If you have an electric water heater, turn off the power at the circuit breaker. If you are unsure which switch belongs to your water heater, you will need to do a little investigating by turning the switches on and off. When you know which switch controls certain areas of your home, label the switch with a piece of masking tape for future reference. Things are a bit easier if you have a gas water heater, as you only have to turn off the gas supply valve. This is usually near the machine or attached to it.

Once the power to the machine is cut, you should also turn off the cold water supply valve that feeds water to your water heater. This way, no water will fill the tank when you try to empty it.

Step 2: Connect a hose

The next step is to connect a garden hose to the drain valve. This valve is usually located near the bottom of the water heater tank. Because garden hoses have a grooved opening to connect sprayers and sprinklers, attaching the two is typically pretty straightforward. You just have to twist them together. Something important to note is that unless you want a flooded room, don't open the drain valve yet! This step is just about connecting the pair.

Once connected, run the other end of the hose to a safe location where the water can drain, such as a floor drain or outside on the patio. If your water heater is in the basement, you might find you need to drain the tank into a large bucket or kiddie pool. Snaking the hose up through the window into the yard might seem like a good idea, but there usually isn't enough pressure in the tank to pump the water up and out.

Step 3: Open the drain valve

Once the end of the hose is safely in a place where it can drain, you can open the drain valve. But first, open a hot water tap near the tank, whether it's a nearby powder room or laundry room sink. This will help alleviate any pressure in the tank. Once that's done, you can open the valve. You can do this by either unscrewing the cap or flipping a switch — it just depends on the model of your hot water tank. If you are unsure what to do, check the owner's manual or look up your specific model number online.

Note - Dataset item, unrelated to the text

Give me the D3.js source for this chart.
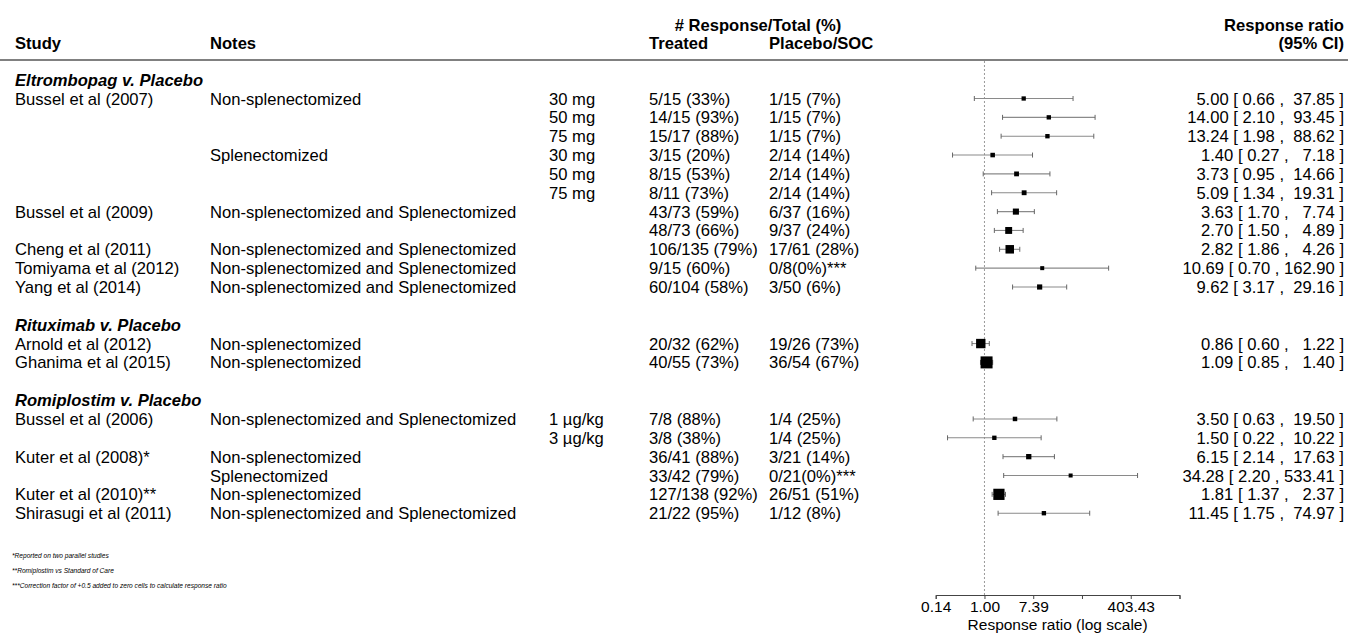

Once opened, you will need to let all the water out of the tank. This may take a while; even if your tank is small, the drain valve might have calcification, restricting the flow. There is also no pump inside the tank pushing the water out. Instead, it drains out, much like a large bathtub might empty. No matter how long it takes to drain the tank, you must stand well back. You can't be sure if the water inside will be scalding or not, so play it safe.

Step 4: Flush the tank

Once the water stops flowing, most of the sediment trapped inside the tank should have been flushed out. However, it's always a good idea to turn the cold water supply back on for a few seconds to flush out anything that has been left behind. Keep a close eye on the water; it should be running clear within five to 10 minutes.

While you are done flushing the tank, remember that you should never add chemicals to the inside of your water heater. You just need to flush out the sediment with plain water. If you suspect something else is happening (presence of mold, severe rust leading to damage, etc.), you will need to speak to a technician, as flushing the tank will not fix these issues. However, you can feel free to clean the drain valve with a toothbrush or other stiff-bristled brush to remove calcification.

Step 5: Refill the tank

Once you are done draining and rinsing the tank, it's time to fill it up again. First, close the drain valve, then disconnect the garden hose. From there, you can let the water run until the tank is full. Remember, don't walk away while the tank fills; you never know how quickly it will reach its limit. You don't want to overfill it, as this can damage the appliance and cause flooding.

While refilling the water heater tank, you should also keep a few hot water faucets on to allow any trapped air to escape from the system. Once the tank is full, the water should run from the taps without any pops or hisses. When this happens, you can turn the power back on at the circuit breaker or relight the pilot light. Congratulations, you have successfully flushed your water heater. Remember to complete this chore twice a year to avoid the negative consequences of built-up sediment and increase the life of your appliance.